Parece que o Governo quer instalar mais radares e câmaras nas estradas. Depois do Porto e de Lisboa, seguem-se algumas estradas nacionais. Há até quem já fale nas ruas. Orson Wells não estava errado nem utópico… O big brother está de facto na rua e na vida de todos nós.

quarta-feira, abril 11

Dia do meio

Já falei neste assunto uma vez e volto à carga. É necessária uma nova organização do trabalho. Para não nos esgotarmos e para não criarmos anti-corpos ao emprego é preciso mais tempo de descanso e de pausa.
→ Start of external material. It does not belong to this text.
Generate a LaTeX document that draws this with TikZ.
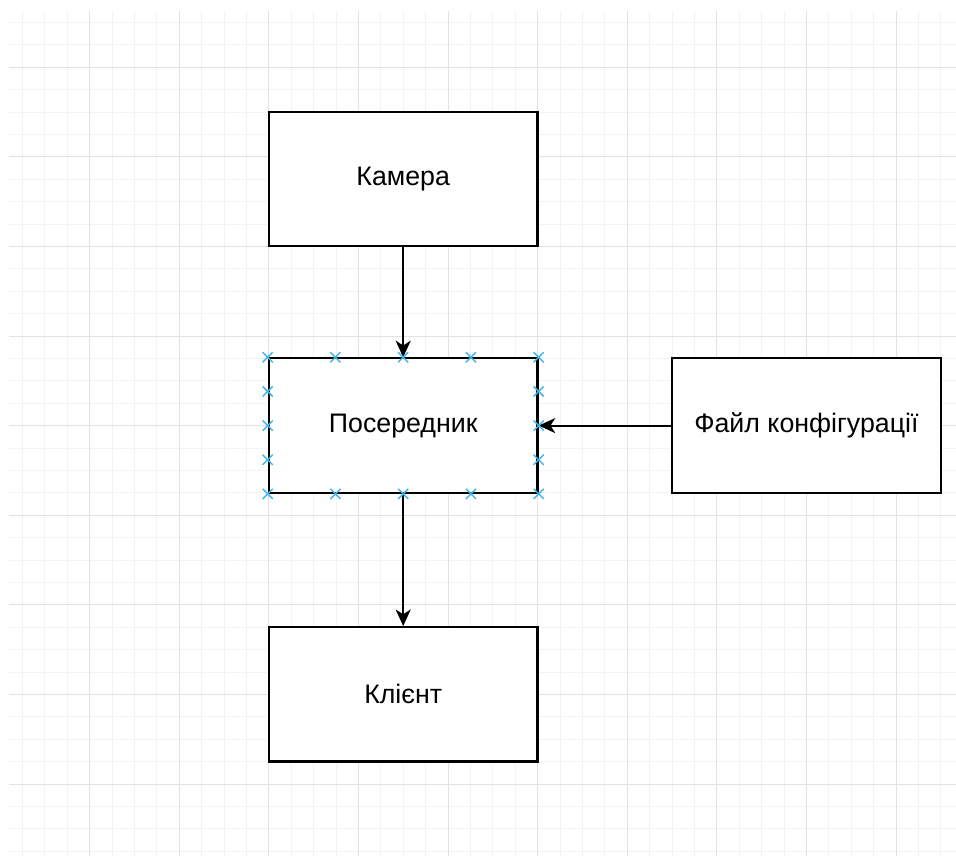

Proponho um novo calendário: semanas de oito dias, cinco de trabalho e três de fim-de-semana. As segundas-feiras não custariam tanto e a semana renderia muito mais, sem esgotamentos às quartas como cada vez mais acontece. Nome para o novo dia? Dia do meio quem sabe…

segunda-feira, abril 9

Cacos e caquinhos

No outro dia fui à Feira da Ladra. É de facto um mundo à parte. Se a história fosse um bolo daqueles que vemos na banda desenhada ali estaria com certeza um fatia bem grande da história de Lisboa e do país. Quadros, roupa, jóias, móveis, sapatos, gira-discos, loiça, espelhos, discos de épocas distantes, na Ladra há de tudo. E em cada banca fui encontrando peças de arte já conhecidas nas várias casas de família. Porque uma visita à Feira da Ladra deixou-me esta sensação, a de visita a casa das pessoas, aos seus objectos, as coisas com as quais convivem todos os dias e que nos conhecem melhor do que qualquer outra pessoa.

domingo, abril 8

Quarto branco sem paredes

Sento-me na banheira, pernas dobradas, joelhos encostados ao peito. A água quente corre como um rio descontrolado, o fumo enevoa a casa de banho. Sinto-me protegido, eu que nunca achei que precisasse de protecção.

sábado, abril 7

Reflexos

A cidade está cheia, pessoas por todo o lado, vozes diferentes, nacionalidades múltiplas. Mas eu sinto-me só, cada vez mais.